Everyone talks about account-based marketing. Use the data you have to create those personalizations and create intelligent targeting. I mean, it’s easy to lose relationships with customers. Such as if you send them a, “Hey, are you interested in buying the local newspaper?” and they already buy your newspaper. The value has created ill-will from a poorly formed message.
Customers expect you to use the information you know about them to not waste their time. So I’m a big fan of leveraging everything you can out of the CRM system, however you can.
What big trends do you see coming for value selling in the next few years?
Well, I think there’s a couple of bigger trends. I think a lot of companies and providers and different types of things are really trying to get better at benchmarking and understanding that with the next level of detail. Really understanding what drives value and what doesn’t, and what results you can get.

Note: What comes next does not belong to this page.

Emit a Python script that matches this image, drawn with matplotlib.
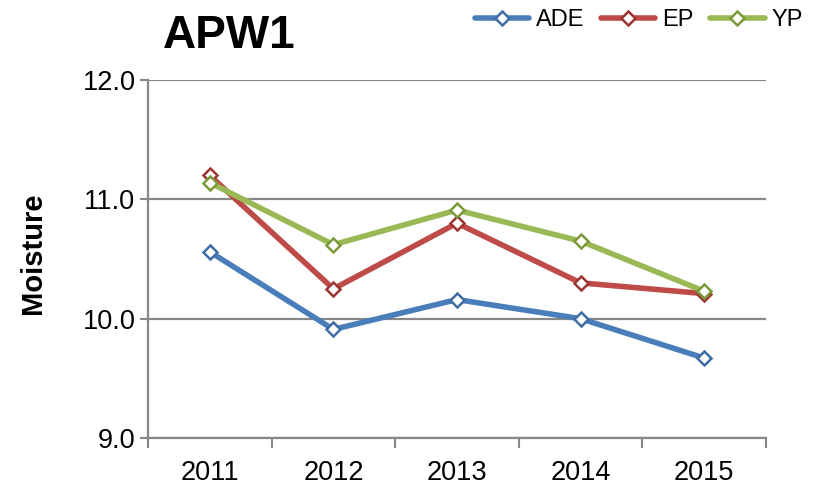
import matplotlib
matplotlib.use("Agg")
import matplotlib.pyplot as plt
import numpy as np

plt.rcParams['font.family'] = ['Liberation Sans', 'DejaVu Sans']

years = ['2011', '2012', '2013', '2014', '2015']
ade = [10.56, 9.91, 10.16, 10.00, 9.67]
ep = [11.20, 10.25, 10.80, 10.30, 10.21]
yp = [11.14, 10.62, 10.91, 10.65, 10.23]

series = [
    ('ADE', ade, '#4A7EBB', '#3E6DA6'),
    ('EP', ep, '#BE4B48', '#9C3532'),
    ('YP', yp, '#98B954', '#7A9A3A'),
]
GRIS = '#878787'

fig = plt.figure(figsize=(8.2, 4.91), dpi=100)
ax = fig.add_axes([148 / 820, 1 - 438 / 491, 618 / 820, 358 / 491])

x = np.arange(len(years))
for nome, vals, cor, borda in series:
    ax.plot(x, vals, color=cor, lw=4, marker='D', ms=7, mfc='white',
            mec=borda, mew=1.8, label=nome, solid_capstyle='round')

ax.set_xlim(-0.5, len(years) - 0.5)
ax.set_ylim(9.0, 12.0)
ax.set_yticks([9.0, 10.0, 11.0, 12.0])
ax.set_yticklabels([f'{v:.1f}' for v in [9.0, 10.0, 11.0, 12.0]])
ax.set_xticks(x)
ax.set_xticklabels(years)
# ticks entre as categorias
ax.set_xticks(np.arange(-0.5, len(years), 1), minor=True)
ax.tick_params(axis='x', which='major', length=0, labelsize=19.5, pad=16)
ax.tick_params(axis='x', which='minor', length=7, width=1.5, color=GRIS, direction='out')
ax.tick_params(axis='y', length=6, width=1.5, color=GRIS, labelsize=19.5, pad=3)

ax.grid(axis='y', color=GRIS, lw=1.6)
ax.set_axisbelow(True)
for lado in ['top', 'right']:
    ax.spines[lado].set_visible(False)
for lado in ['left', 'bottom']:
    ax.spines[lado].set_color(GRIS)
    ax.spines[lado].set_linewidth(1.6)

# rótulo do eixo y posicionado à mão
fig.text(33 / 820, 1 - 253 / 491, 'Moisture', fontsize=21, fontweight='bold',
         rotation=90, ha='center', va='center')

fig.text(163 / 820, 1 - 48 / 491, 'APW1', fontsize=33, fontweight='bold',
         ha='left', va='baseline')

fig.legend(loc='center right', bbox_to_anchor=(803 / 820, 1 - 20 / 491), ncol=3,
           frameon=False, fontsize=17, handlelength=2.3, handletextpad=0.3,
           columnspacing=0.7, borderaxespad=0, borderpad=0)

fig.savefig('out.png', dpi=100)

I think in general automation, if anything the current times are teaching us, perhaps there’s a future with less in-person and onsite and more technology driven sales cycles, with conferencing, whiteboarding, those types of things. I think that the ability to automate and make easy things to do remotely is kind of a key challenge and our opportunity.
And I think, the mega trend for a while already has been self-service: customers are doing a tremendous amount of the buying cycle before they actually reach out to the seller. Enabling that to be as easy as possible and frictionless as possible. And I think there’s a lot of technology behind it. We’ve talked a little bit about this before, if you see a customer is downloading a certain type of asset from your website, that should be triggering a nurture campaign around that.
You know what they’re looking at, you know who they are, figure out how to aid that process in doing that. I think some best in class companies really have very sophisticated nurture programs where the rep can get involved very late in the cycle and so much has been able to be automated to the customer.
Top Takeaways
- Value selling is positioning the business value of the product or service that you’re selling to a prospect, and helping them understand how their investment in this product will impact their business. It can act as an extension of the tool set that a sales rep may already have.
- CRM can unlock highly valuable sales insights, such as buying insights from their past purchases. Ask yourself: do customers buy on their calendar year, the fiscal year, rely on any discounts, etc?
- With the rise of self-service buying, customers are doing a tremendous amount of the buying cycle before they actually reach out to the seller. You need to enable that process to be as easy and frictionless as possible.